Into this same middle category go the contradictory recommendations of Joseph Heller and E. L. Doctorow regarding dramaturgical advance planning. Heller declared to our seminar that he always wrote his novels’ closing chapters first: How would he know how to get there, he asked rhetorically, if he didn’t know where he was going? Mind you, he went on, these first-draft last chapters were proposals, not binding contracts; by the time he re-reached them, small or large changes might well be in order. But he could no more begin a novel without knowing how he meant to end it than he could launch into a joke without knowing its punch line. Doctorow, on the contrary (not in my seminar, but in one of his at Sarah Lawrence College decades ago, whence one of his students later came to us and retold the tale when I retold Heller’s) is alleged to have said that a novelist “needn’t see beyond [his] headlights”—which I take to mean that knowing the direction of the next plot-turn is navigational data enough; that bridges farther down the road may be crossed when one arrives at them. All very well, perhaps, I warned my seminarians, for a veteran professional like Doctorow with doubtless well-established work habits and seasoned intuitions, but dangerous advice indeed for apprentice novelists, a fair number of whom I’ve seen write themselves into all but inextricable cul-de-sacs. Something between Doctorow’s improvisatory insouciance and Heller’s to-me-unimaginably-detailed advance planning is probably soundest for most of us yarn-spinners: The aforecriticized John Gardner — by all reports a first-rate coach despite his wrongheadedness, by my lights, in certain areas — wisely observes (in his treatise On Becoming a Novelist ) that most novels culminate in some sort of all-hands-on-deck Big Scene, and that it were well for the author to have at least some advance notion of that scene’s lineaments. Something may be said for putting off the crossing of bridges until one reaches them, but it helps to know ahead of time that there’s a bridge or two to be crossed, and whether it looks to be a footbridge or the Golden Gate.

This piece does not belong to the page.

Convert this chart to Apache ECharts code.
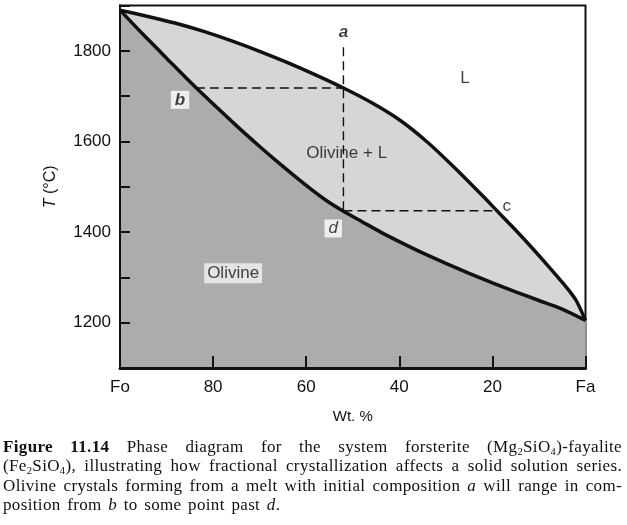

I’VE SAVED FOR last that first category of authorial obiter dicta: observations about writing made by visiting authors that I find myself quoting without need of comment. With a sigh I recall a reluctant, taciturn, and very weary-looking John Dos Passos in Hopkins’s Gilman Hall back in the early 1950s (he lived nearby then, a widower saddened further by the indignation of many liberals at what they saw as his turncoat right-wingery during the McCarthy era) warning us starry-eyed aspirants that writing was “a bad job.” More cheering was Norman Mailer’s reply when I reported to him, two decades later, Dos Passos’s gloomy remark: “Granted, the pay’s not so hot — but you can’t beat the hours.” Mailer, by the way, when he visited us at Buffalo just after publishing Why Are We in Vietnam? , preferred not to be introduced at all: At his request, we sparred or shadow-boxed or something for a few seconds in the lobby of the auditorium — my first and only experience of that alarming exercise — and then he sprang to the podium and introduced himself.

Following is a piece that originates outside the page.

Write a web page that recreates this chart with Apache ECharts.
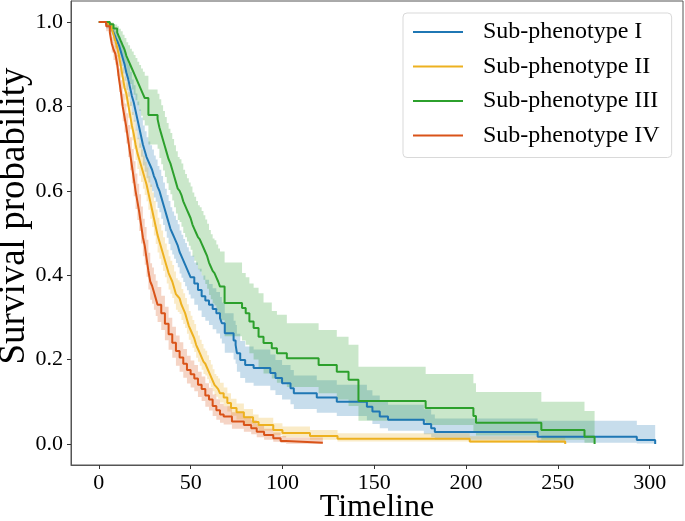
<!DOCTYPE html>
<html>
<head>
<meta charset="utf-8">
<script src="https://cdn.jsdelivr.net/npm/echarts@6/dist/echarts.min.js"></script>
<style>
html,body{margin:0;padding:0;background:#fff;}
#c{width:685px;height:521px;}
</style>
</head>
<body>
<div id="c"></div>
<script>
// ---------- data ----------
const seriesNames = ['Sub-phenotype I', 'Sub-phenotype II', 'Sub-phenotype III', 'Sub-phenotype IV'];
const xTicks = [0, 50, 100, 150, 200, 250, 300];
const yTicks = [0, 0.2, 0.4, 0.6, 0.8, 1.0];

// Sub-phenotype I
const tI = [0,4,6,7,8,9,10,11,12,13,14,15,16,17,18,19,20,21,22,23,24,25,26,27,28,29,30,31,32,33,34,35,36,37,38,39,40,41,42,43,44,45,46,47,48,49,50,52,54,56,58,60,62,64,66,67,68.6,73.4,74.5,75.2,77,79.7,84.3,93.4,96.2,99.8,104.4,106.2,118.7,129.6,146,149,153,157.5,177,181,183,239,293,303,303];
const sI = [1,.995,.99,.985,.975,.965,.955,.945,.93,.915,.9,.88,.865,.845,.825,.81,.79,.77,.75,.73,.71,.695,.68,.67,.66,.65,.635,.625,.61,.6,.585,.57,.555,.54,.525,.51,.5,.49,.48,.47,.455,.445,.435,.425,.415,.405,.395,.38,.365,.35,.34,.33,.32,.31,.298,.286,.2625,.245,.235,.215,.199,.187,.18,.168,.156,.144,.132,.12,.11,.1,.088,.077,.065,.057,.047,.037,.028,.017,.0095,.0095,0];
const loI = [1,.985,.976,.968,.954,.94,.927,.914,.896,.878,.861,.839,.823,.801,.78,.764,.743,.722,.702,.681,.66,.645,.63,.62,.609,.599,.584,.574,.559,.549,.534,.519,.504,.489,.474,.459,.449,.439,.429,.419,.404,.394,.384,.374,.364,.354,.345,.33,.316,.301,.292,.282,.272,.262,.25,.238,.216,.2,.19,.171,.156,.145,.138,.127,.116,.105,.094,.083,.074,.066,.056,.047,.037,.031,.023,.016,.01,.003,.001,.001,.001];
const hiI = [1,.999,.996,.993,.987,.98,.973,.966,.954,.942,.93,.913,.9,.882,.864,.85,.831,.812,.793,.774,.755,.741,.727,.717,.708,.698,.684,.674,.659,.65,.635,.62,.605,.59,.576,.561,.551,.541,.531,.521,.506,.496,.486,.476,.466,.456,.446,.43,.415,.399,.389,.379,.369,.36,.348,.335,.31,.292,.282,.261,.244,.231,.224,.212,.199,.187,.175,.162,.151,.14,.127,.115,.102,.093,.082,.07,.06,.055,.045,.045,.045];

// Sub-phenotype II
const tII = [0,5,7,8,9,10,11,12,13,14,15,16,17,18,19,20,21,22,23,24,25,26,27,28,29,30,31,32,33,34,35,36,37,38,39,40,41,42,43,44,45,46,47,48,49,50,51,52,53,54,55,56,57,58,59,60,61,62,63,64,65,66,68,70,72,75,79,84,87,95,100,115,130,202,254,254];
const sII = [1,.995,.985,.97,.955,.94,.92,.895,.87,.845,.83,.805,.78,.755,.735,.71,.69,.675,.66,.645,.63,.615,.595,.575,.555,.535,.515,.495,.48,.465,.45,.435,.42,.405,.395,.385,.37,.355,.35,.345,.33,.32,.31,.295,.28,.27,.26,.25,.235,.225,.215,.205,.195,.19,.18,.17,.16,.15,.14,.135,.13,.12,.11,.097,.085,.075,.063,.052,.045,.033,.026,.019,.012,.0055,.0055,0];
const loII = [1,.988,.973,.955,.936,.918,.896,.869,.842,.816,.8,.773,.746,.72,.699,.673,.652,.636,.621,.605,.59,.575,.555,.534,.514,.494,.474,.454,.439,.424,.41,.395,.38,.366,.356,.346,.332,.318,.313,.308,.294,.284,.275,.261,.247,.237,.228,.218,.204,.195,.185,.176,.166,.162,.153,.144,.135,.125,.116,.112,.107,.098,.089,.077,.067,.058,.047,.037,.031,.021,.016,.01,.006,.002,.002,.002];
const hiII = [1,.998,.992,.98,.968,.956,.939,.916,.893,.871,.857,.834,.811,.787,.768,.745,.726,.712,.698,.684,.669,.655,.635,.615,.596,.576,.556,.536,.521,.506,.49,.475,.46,.445,.434,.424,.409,.393,.388,.383,.367,.357,.346,.331,.315,.304,.294,.284,.268,.257,.247,.237,.226,.221,.21,.199,.188,.177,.166,.161,.155,.145,.134,.12,.107,.096,.083,.07,.062,.049,.041,.033,.025,.018,.018,.018];

// Sub-phenotype III
const tIII = [0,6,8,10,11,12,13,14,15,16,17,18,19,20,21,22,23,24,25,27,32,33,34,35,36,37,38,39,40,41,42,43,44,45,46,47,48,49,50,51,52,53,54,55,56,57,58,59,60,61,62,63,64,65,66,68.5,78,80,82,84.3,87,89.7,94.2,97,102.4,119.7,129.6,136,141.4,178,204,205.4,241,264.5,270,270];
const sIII = [1,.995,.985,.975,.965,.955,.945,.935,.92,.91,.9,.89,.88,.87,.86,.85,.84,.83,.82,.78,.77,.75,.735,.72,.705,.69,.675,.665,.65,.635,.62,.605,.6,.59,.575,.565,.555,.545,.535,.52,.51,.5,.49,.485,.475,.465,.455,.445,.43,.42,.41,.405,.395,.385,.373,.334,.322,.31,.29,.275,.254,.239,.227,.215,.203,.187,.171,.152,.102,.085,.066,.05,.033,.017,.017,0];
const loIII = [1,.985,.965,.95,.936,.922,.908,.895,.876,.865,.853,.84,.828,.815,.803,.79,.778,.767,.755,.71,.7,.678,.663,.648,.633,.618,.602,.592,.577,.561,.546,.531,.526,.515,.5,.49,.48,.47,.46,.444,.434,.424,.414,.409,.399,.389,.379,.368,.353,.343,.333,.328,.318,.308,.293,.255,.245,.235,.215,.2,.18,.167,.155,.145,.135,.12,.105,.09,.055,.045,.03,.02,.01,.003,.003,.003];
const hiIII = [1,.999,.994,.99,.984,.978,.97,.962,.952,.945,.937,.93,.922,.915,.906,.898,.89,.882,.873,.84,.83,.817,.803,.789,.775,.761,.747,.737,.723,.708,.694,.68,.675,.665,.65,.64,.63,.62,.61,.596,.586,.576,.566,.561,.552,.542,.532,.522,.507,.497,.487,.483,.473,.463,.456,.43,.405,.395,.38,.37,.357,.335,.315,.306,.286,.27,.254,.235,.183,.166,.144,.123,.1,.078,.078,.078];

// Sub-phenotype IV
const tIV = [0,4,6,7,8,9,10,11,12,13,14,15,16,17,18,19,20,21,22,23,24,25,26,27,28,29,30,31,32,34,36,38,40,42,44,46,48,50,52,54,56,58,60,62,64,66,68,72.5,79,83,86,90,95,99,102,122];
const sIV = [1,.99,.975,.95,.935,.925,.9,.865,.835,.8,.775,.75,.72,.69,.66,.63,.6,.575,.55,.52,.49,.47,.44,.41,.385,.375,.36,.345,.33,.31,.285,.26,.24,.22,.205,.19,.175,.165,.155,.14,.13,.115,.105,.09,.08,.07,.065,.053,.045,.037,.029,.021,.0135,.007,.003,.003];
const loIV = [1,.978,.958,.928,.91,.899,.872,.834,.802,.765,.738,.712,.68,.649,.618,.587,.557,.531,.505,.475,.445,.425,.396,.366,.342,.332,.318,.303,.289,.27,.246,.223,.204,.185,.171,.157,.143,.134,.125,.111,.102,.088,.079,.066,.057,.05,.046,.036,.029,.023,.016,.01,.005,.002,.0005,.0005];
const hiIV = [1,.996,.986,.966,.953,.944,.922,.89,.862,.83,.807,.784,.756,.727,.699,.67,.641,.617,.592,.563,.534,.514,.484,.453,.428,.418,.402,.387,.372,.351,.325,.299,.278,.257,.241,.225,.209,.198,.187,.171,.16,.144,.133,.117,.106,.095,.089,.075,.065,.056,.046,.036,.027,.019,.015,.015];

const colors = ['#1f77b4', '#edb120', '#2ca02c', '#d95319'];
const groups = [
  [tI, sI, loI, hiI],
  [tII, sII, loII, hiII],
  [tIII, sIII, loIII, hiIII],
  [tIV, sIV, loIV, hiIV]
];

const FONT = "'Liberation Serif', 'Times New Roman', 'DejaVu Serif', serif";
const series = [];

// confidence bands: one step polygon per group, placed through the axes with api.coord
groups.forEach((g, k) => {
  const [t, s, lo, hi] = g;
  const n = Math.min(t.length, lo.length, hi.length);
  const rows = [];
  for (let i = 0; i < n; i++) rows.push([t[i], lo[i], hi[i]]);
  series.push({
    name: 'band' + k,
    type: 'custom',
    silent: true,
    clip: true,
    z: 1,
    data: rows,
    encode: { x: 0, y: [1, 2] },
    renderItem: function (params, api) {
      if (params.dataIndex !== 0) return null;
      const up = [], dn = [];
      for (let i = 0; i < rows.length; i++) {
        const x0 = rows[i][0];
        const x1 = i + 1 < rows.length ? rows[i + 1][0] : rows[i][0];
        up.push(api.coord([x0, rows[i][2]]));
        up.push(api.coord([x1, rows[i][2]]));
        dn.push(api.coord([x0, rows[i][1]]));
        dn.push(api.coord([x1, rows[i][1]]));
      }
      const pts = up.concat(dn.reverse());
      return {
        type: 'polygon',
        shape: { points: pts },
        style: { fill: colors[k], opacity: 0.25, stroke: 'none' }
      };
    }
  });
});

// survival step lines
groups.forEach((g, k) => {
  const [t, s] = g;
  const data = [];
  for (let i = 0; i < Math.min(t.length, s.length); i++) data.push([t[i], s[i]]);
  series.push({
    name: seriesNames[k], type: 'line', step: 'end', data: data, symbol: 'none',
    color: colors[k], lineStyle: { color: colors[k], width: 2 }, z: 3
  });
});

const chart = echarts.init(document.getElementById('c'), null, { renderer: 'canvas' });
chart.setOption({
  animation: false,
  backgroundColor: '#ffffff',
  grid: { left: 71, right: 2, top: 1, bottom: 56, containLabel: false, outerBoundsMode: 'none',
    show: true, borderColor: '#555', borderWidth: 1, backgroundColor: 'transparent' },
  legend: {
    data: seriesNames,
    left: 403, top: 13,
    orient: 'vertical',
    icon: 'rect',
    itemWidth: 50, itemHeight: 2,
    itemGap: 8.5,
    padding: [6, 12, 9, 10],
    backgroundColor: '#ffffff',
    borderColor: '#d9d9d9', borderWidth: 1, borderRadius: 4,
    textStyle: { fontFamily: FONT, fontSize: 24, color: '#000', lineHeight: 26, padding: [0, 0, 0, 15] }
  },
  xAxis: {
    type: 'value', min: -15.15, max: 318.15,
    name: 'Timeline', nameLocation: 'middle', nameGap: 27, nameMoveOverlap: false,
    nameTextStyle: { fontFamily: FONT, fontSize: 32, color: '#000' },
    axisLine: { show: true, onZero: false, lineStyle: { color: '#555', width: 1 } },
    axisTick: { show: true, length: 4, lineStyle: { color: '#333' }, customValues: xTicks },
    axisLabel: { fontFamily: FONT, fontSize: 22, color: '#000', margin: 7, customValues: xTicks },
    splitLine: { show: false }
  },
  yAxis: {
    type: 'value', min: -0.05, max: 1.05,
    name: 'Survival probability', nameLocation: 'middle', nameGap: 38, nameMoveOverlap: false,
    nameTextStyle: { fontFamily: FONT, fontSize: 37, color: '#000', padding: [0, 0, 0, 34] },
    axisLine: { show: true, onZero: false, lineStyle: { color: '#555', width: 1 } },
    axisTick: { show: true, length: 4, lineStyle: { color: '#333' }, customValues: yTicks },
    axisLabel: { fontFamily: FONT, fontSize: 22, color: '#000', margin: 8, customValues: yTicks,
      formatter: v => v.toFixed(1) },
    splitLine: { show: false }
  },
  series: series
});
</script>
</body>
</html>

I like to repeat too Larry McMurtry’s declaration (back at Hopkins again) that the reason he got along well during his Hollywood scriptwriting period was that he didn’t give a damn whether his screenplays were finally produced or not, as long as he got paid; the main purpose of screenplays anyhow, he declared, is to give the producer some idea of how many locations are involved, for budget-and-logistical purposes. Stanley Elkin, too, after a stint in LaLa-Land, waxed eloquent on the inferior status of words in film as opposed to prose fiction: We writer-types, he said, are in the habit of thinking that stories are told with lines like Proust’s “For a long time I went to bed early,” or Joyce’s “Stately, plump Buck Mulligan. . ” Movies, on the other hand, said Elkin, tell stories this way — and he launched into hilarious extended wordless sound-effects: car screeching to a halt, doors slamming, footsteps approaching, other obscure but portentous noises…. Not easy for a wordsmith to adjust to.

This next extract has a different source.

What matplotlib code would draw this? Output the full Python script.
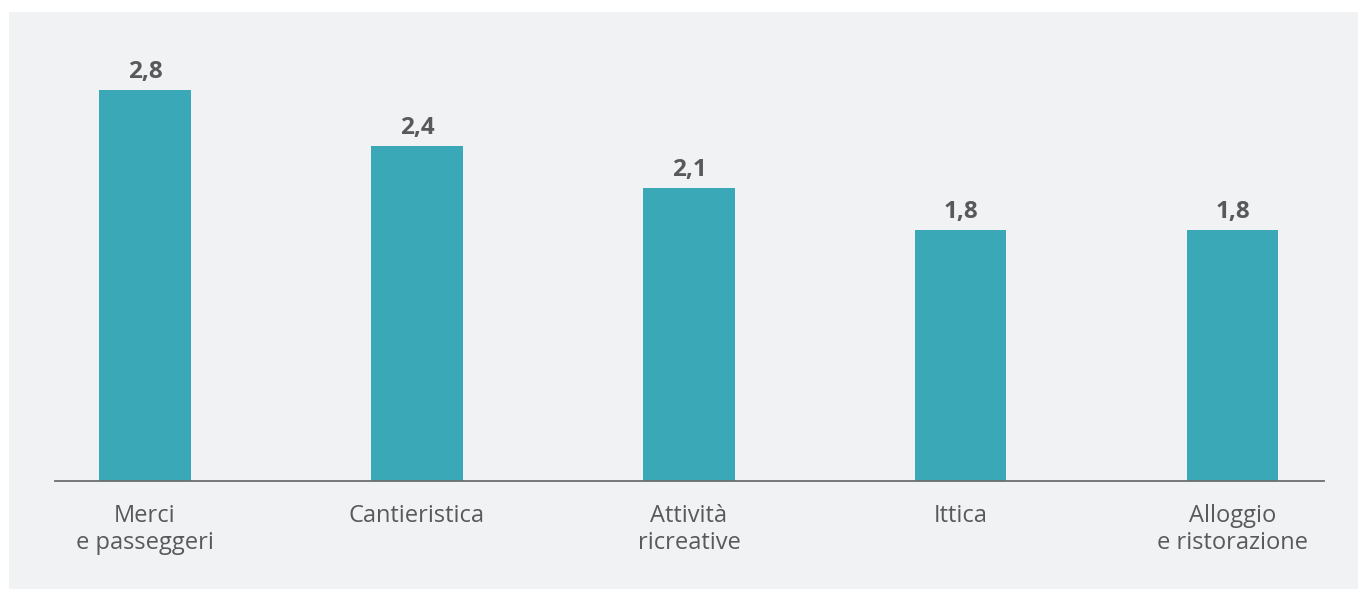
import matplotlib
matplotlib.use("Agg")
import matplotlib.pyplot as plt
from matplotlib.patches import Rectangle

# data
categories = ["Merci\ne passeggeri", "Cantieristica", "Attività\nricreative", "Ittica",
              "Alloggio\ne ristorazione"]
values = [2.8, 2.4, 2.1, 1.8, 1.8]
value_labels = ["2,8", "2,4", "2,1", "1,8", "1,8"]

bar_color = "#3aa8b7"
text_color = "#58595b"
panel_color = "#f1f2f4"

plt.rcParams['font.family'] = ['Open Sans', 'DejaVu Sans']

W, H = 1358, 589
fig = plt.figure(figsize=(W / 100, H / 100), dpi=100)
fig.patch.set_facecolor("white")

# light grey panel behind the chart
fig.patches.append(Rectangle((9 / W, 0), 1 - 9 / W, (H - 12) / H,
                             transform=fig.transFigure, facecolor=panel_color,
                             edgecolor="none", zorder=-10))

ax = fig.add_axes([55 / W, (H - 481) / H, (1324 - 55) / W, (481 - 62) / H])
ax.set_facecolor("none")
ax.set_zorder(5)

x = list(range(len(categories)))
bars = ax.bar(x, values, width=0.335, color=bar_color, zorder=2)

for b, lab in zip(bars, value_labels):
    ax.text(b.get_x() + b.get_width() / 2, b.get_height() + 0.04, lab,
            ha="center", va="bottom", fontsize=17.5, fontweight="bold", color=text_color)

ax.set_xlim(-0.331, 4.335)
ax.set_ylim(0, 3.0)
ax.set_xticks(x)
ax.set_xticklabels(categories, fontsize=17, color=text_color, linespacing=1.17)
ax.tick_params(axis="x", length=0, pad=16.5)
ax.set_yticks([])

for s in ["top", "right", "left"]:
    ax.spines[s].set_visible(False)
ax.spines["bottom"].set_color("#6d6e70")
ax.spines["bottom"].set_linewidth(1.3)

fig.savefig("out.png", dpi=100, facecolor="white")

Then there’s William H. Gass’s memorable response to a student who asked him whether a writer’s first concern ought to be the reader’s pleasure or the author’s. Neither, Gass replied: To put the reader’s pleasure first is pandering; to put the author’s pleasure first is self-indulgence. A writer’s first concern, he declared, ought to be for the verbal artifact that’s trying, with the writer’s collaboration, to get itself said. The author as midwife: I like that.

Ditto the so-prolific John Updike’s response to my student who asked him. . I don’t recall exactly what; perhaps whether he had ever abandoned a project-in-the-works, for Updike’s reply was to the effect that now and then he would set aside a fiction-in-progress because he didn’t recognize its author as (quoting Updike) “nimble old me.” Nimble , yes: That’s him, for sure, a self-assessment as modest as it is exact. Likewise James Michener’s response to the student who asked him what he regarded as his major strength and his most serious weakness as a novelist. The former, Michener replied unhesitatingly, was information : Whether writing about Iberia, Texas, Poland, or Outer Space, he prided himself on doing his homework. And his major weakness? “Human psychology,” confessed our visitor with a smile and a shrug: “Don’t know the first thing about it.”